Once the jury is picked, prosecutors will present their case for the death penalty, followed by the defense, which is likely to focus on the guilty plea and the defendant’s mental health.
The victims and family members are not unanimous in their desire to see the gunman executed. “That’s not my right. I’m not God,” said survivor Anthony Borges. “My decision is to change the world. I don’t want this to happen to anyone else. It hurts. It really hurts.”
If one juror agrees, Cruz will live. Under Florida law, the judge cannot impose death unless the jury’s recommendation is unanimous. But even if the jury recommends death, a judge can impose a life sentence instead.

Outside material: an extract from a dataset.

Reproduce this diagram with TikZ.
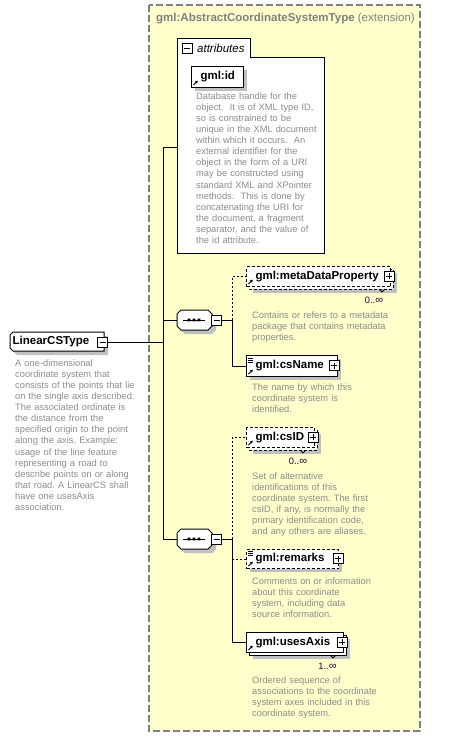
\documentclass[tikz,border=0pt]{standalone}
\usepackage{fontspec}
\setmainfont{Liberation Sans}
\usetikzlibrary{arrows.meta}
\definecolor{frameyellow}{HTML}{FFFFCC}
\definecolor{framegray}{HTML}{808080}
\definecolor{titlegray}{HTML}{808080}
\definecolor{shadowgray}{HTML}{C0C0C0}
\definecolor{descgray}{HTML}{8C8C8C}
\definecolor{multcol}{HTML}{300030}
\newcommand{\infsym}{{\fontsize{11}{11}\selectfont ∞}}
\frenchspacing
\begin{document}
\begin{tikzpicture}[x=1pt,y=-1pt,
  lblfont/.style={font=\fontsize{11.5}{13}\selectfont\bfseries},
  boxline/.style={draw=black, line width=1pt},
  elem/.style={boxline, fill=white, anchor=north west, inner xsep=9pt, inner ysep=0pt, align=left, lblfont},
  optbox/.style={dash pattern=on 3pt off 2pt},
  optdash/.style={dash pattern=on 2pt off 2pt},
  conn/.style={draw=black, line width=1pt},
  desc/.style={anchor=base west, inner sep=0pt, text width=230pt, align=left, text=descgray, font=\fontsize{9.3}{11.08}\selectfont},
  mult/.style={inner sep=0pt, text=multcol, font=\fontsize{9.3}{11}\selectfont},
  shadowfill/.style={fill=shadowgray},
  pmbox/.style={draw=black, fill=white, minimum size=10pt, inner sep=0pt, line width=0.8pt},
  plusbox/.style={pmbox, path picture={\draw[line width=0.8pt] ([xshift=2pt]path picture bounding box.west) -- ([xshift=-2pt]path picture bounding box.east) ([yshift=-2pt]path picture bounding box.north) -- ([yshift=2pt]path picture bounding box.south);}},
  minusbox/.style={pmbox, path picture={\draw[line width=0.8pt] ([xshift=2pt]path picture bounding box.west) -- ([xshift=-2pt]path picture bounding box.east);}},
  refarrow/.style={line width=0.9pt, -{Triangle[length=2.6pt,width=2.8pt]}},
  txticon/.style={line width=0.6pt},
  hidden/.style={inner sep=0pt, anchor=north west}
]
\useasboundingbox (0,0) rectangle (463,737);
% extension frame
\draw[draw=framegray, line width=1.2pt, dash pattern=on 7pt off 3pt, fill=frameyellow] (149,5) rectangle (420,731);
\node[anchor=west, inner sep=0pt, text=titlegray, font=\fontsize{11.5}{13}\selectfont] (title) at (156,19) {\textbf{gml:AbstractCoordinateSystemType} (extension)};

% attributes group
\draw[boxline, fill=white] (177,253) -- (177,38) -- (250,38) -- (250,57) -- (324,57) -- (324,253) -- cycle;
\node[minusbox] (attrm) at (187,48) {};
\node[anchor=west, inner sep=0pt, font=\fontsize{11.5}{13}\selectfont\itshape] (attrlbl) at (197,48) {attributes};
\node[hidden, minimum width=147pt, minimum height=196pt] (attrbox) at (177,57) {};

% gml:id
\fill[shadowfill] (195,70) rectangle (247,91);
\node[elem, text width=34pt, minimum height=21pt] (gmlid) at (191,66) {gml:id};
\draw[refarrow] (193.5,85) -- (197.8,80.7);
\node[desc] (iddesc) at (196,99.4) {Database handle for the\\object.\ \ It is of XML type ID,\\so is constrained to be\\unique in the XML document\\within which it occurs.\ \ An\\external identifier for the\\object in the form of a URI\\may be constructed using\\standard XML and XPointer\\methods.\ \ This is done by\\concatenating the URI for\\the document, a fragment\\separator, and the value of\\the id attribute.};

% LinearCSType
\fill[shadowfill] (17,336) -- (108,336) -- (108,355) -- (17,355) -- (14,352) -- (14,339) -- cycle;
\draw[boxline, fill=white] (13,332) -- (104,332) -- (104,351) -- (13,351) -- (10,348) -- (10,335) -- cycle;
\node[hidden, inner xsep=2.5pt, minimum height=19pt, text width=89pt, align=left, lblfont] (lcs) at (10,332) {LinearCSType};
\node[minusbox] (lcsm) at (102.5,342) {};
\node[desc] (lcsdesc) at (15,366.4) {A one-dimensional\\coordinate system that\\consists of the points that lie\\on the single axis described.\\The associated ordinate is\\the distance from the\\specified origin to the point\\along the axis. Example:\\usage of the line feature\\representing a road to\\describe points on or along\\that road. A LinearCS shall\\have one usesAxis\\association.};

% sequence 1
\fill[shadowfill] (185,314) -- (212,314) -- (216,318) -- (216,330) -- (212,334) -- (185,334) -- (181,330) -- (181,318) -- cycle;
\draw[boxline, fill=white] (181,310) -- (208,310) -- (212,314) -- (212,326) -- (208,330) -- (181,330) -- (177,326) -- (177,314) -- cycle;
\node[hidden, minimum width=35pt, minimum height=20pt] (seq1) at (177,310) {};
\draw[line width=1pt] (183,320) -- (205,320);
\fill (187.7,318.7) rectangle (190.3,321.3) (192.7,318.7) rectangle (195.3,321.3) (197.7,318.7) rectangle (200.3,321.3);
\node[minusbox] (seq1m) at (216.5,320) {};
\coordinate (j1) at (232,320);

% sequence 2
\fill[shadowfill] (185,533) -- (212,533) -- (216,537) -- (216,549) -- (212,553) -- (185,553) -- (181,549) -- (181,537) -- cycle;
\draw[boxline, fill=white] (181,529) -- (208,529) -- (212,533) -- (212,545) -- (208,549) -- (181,549) -- (177,545) -- (177,533) -- cycle;
\node[hidden, minimum width=35pt, minimum height=20pt] (seq2) at (177,529) {};
\draw[line width=1pt] (183,539) -- (205,539);
\fill (187.7,537.7) rectangle (190.3,540.3) (192.7,537.7) rectangle (195.3,540.3) (197.7,537.7) rectangle (200.3,540.3);
\node[minusbox] (seq2m) at (216.5,539) {};
\coordinate (j2) at (232,539);

% metaDataProperty
\fill[shadowfill] (253,273) rectangle (397,293);
\draw[boxline, optbox, fill=white] (249,269) rectangle (393,289);
\node[elem, optbox, text width=126pt, minimum height=20pt] (meta) at (246,266) {gml:metaDataProperty};
\draw[line width=0.8pt] (379,289) -- (382,292) -- (385,289);
\draw[refarrow] (248.5,284) -- (252.8,279.7);
\node[plusbox] (pmeta) at (389,276) {};
\node[mult] (mmeta) at (374,300) {0..\infsym};
\node[desc] (metadesc) at (252,318.4) {Contains or refers to a metadata\\package that contains metadata\\properties.};

% csName
\fill[shadowfill] (250,359) rectangle (341,380);
\node[elem, text width=73pt, minimum height=21pt] (csname) at (246,355) {gml:csName};
\draw[txticon] (247.5,357.8) -- (252.5,357.8) (247.5,359.8) -- (252.5,359.8) (247.5,361.8) -- (252.5,361.8);
\draw[refarrow] (248.5,374) -- (252.8,369.7);
\node[plusbox] (pcsname) at (334,365.5) {};
\node[desc] (csnamedesc) at (252,390.4) {The name by which this\\coordinate system is\\identified.};

% csID
\fill[shadowfill] (253,434) rectangle (321,454);
\draw[boxline, optbox, fill=white] (249,430) rectangle (317,450);
\node[elem, optbox, text width=50pt, minimum height=20pt] (csid) at (246,427) {gml:csID};
\draw[line width=0.8pt] (300,450) -- (303,453) -- (306,450);
\draw[refarrow] (248.5,445) -- (252.8,440.7);
\node[plusbox] (pcsid) at (313,437) {};
\node[mult] (mcsid) at (298,461) {0..\infsym};
\node[desc] (csiddesc) at (252,479.4) {Set of alternative\\identifications of this\\coordinate system. The first\\csID, if any, is normally the\\primary identification code,\\and any others are aliases.};

% remarks
\fill[shadowfill] (250,553) rectangle (342,572);
\node[elem, optbox, text width=74pt, minimum height=19pt] (rem) at (246,549) {gml:remarks};
\draw[txticon] (247.5,551.3) -- (252.5,551.3) (247.5,553.3) -- (252.5,553.3) (247.5,555.3) -- (252.5,555.3);
\draw[refarrow] (248.5,566) -- (252.8,561.7);
\node[plusbox] (prem) at (338,558.5) {};
\node[desc] (remdesc) at (252,584.4) {Comments on or information\\about this coordinate\\system, including data\\source information.};

% usesAxis
\fill[shadowfill] (253,639) rectangle (350,659);
\draw[boxline, fill=white] (249,635) rectangle (346,655);
\node[elem, text width=79pt, minimum height=20pt] (ua) at (246,632) {gml:usesAxis};
\draw[line width=0.8pt] (330,655) -- (333,658) -- (336,655);
\draw[refarrow] (248.5,650) -- (252.8,645.7);
\node[plusbox] (pua) at (342,642) {};
\node[mult] (mua) at (327.5,666) {1..\infsym};
\node[desc] (uadesc) at (252,683.4) {Ordered sequence of\\associations to the coordinate\\system axes included in this\\coordinate system.};

% connectors
\coordinate (vA) at (163,147);
\coordinate (vB) at (163,539);
\draw[conn] (vA) -- (vB);
\draw[conn] (vA) -- (attrbox.west |- vA);
\draw[conn] (lcsm.east) -- (lcsm.east -| vA);
\draw[conn] (vA |- seq1.west) -- (seq1.west);
\draw[conn] (vA |- seq2.west) -- (seq2.west);
\draw[conn] (seq1m.east) -- (j1);
\draw[conn, optdash] (j1) -- (j1 |- meta.west) -- (meta.west);
\draw[conn] (j1) -- (j1 |- csname.west) -- (csname.west);
\draw[conn] (seq2m.east) -- (j2);
\draw[conn, optdash] (j2) -- (j2 |- csid.west) -- (csid.west);
\draw[conn, optdash] (j2 |- rem.west) -- (rem.west);
\draw[conn] (j2) -- (j2 |- ua.west) -- (ua.west);
\end{tikzpicture}
\end{document}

While timelines are difficult to predict, it will almost certainly take several months between jury selection and the judge’s ruling. The school district roughly estimates demolition of the 1200 building at some point in 2022. A memorial is already being developed nearby and likely will be expanded after the building is razed, Alhadeff said. It will include pictures and comments from loved ones about the 17 who died.
Until then, the families of the victims are bracing for everything except the one thing no one can promise — closure.
“I don’t think there’s closure to this,” said Tom Hoyer, father of victim Luke Hoyer. “This is not something you ever get over. You just learn to live with it.”
The only fitting conclusion, he said, would be for the gunman to be deprived of the notoriety he once craved.
“We want him dead. We want him forgotten.”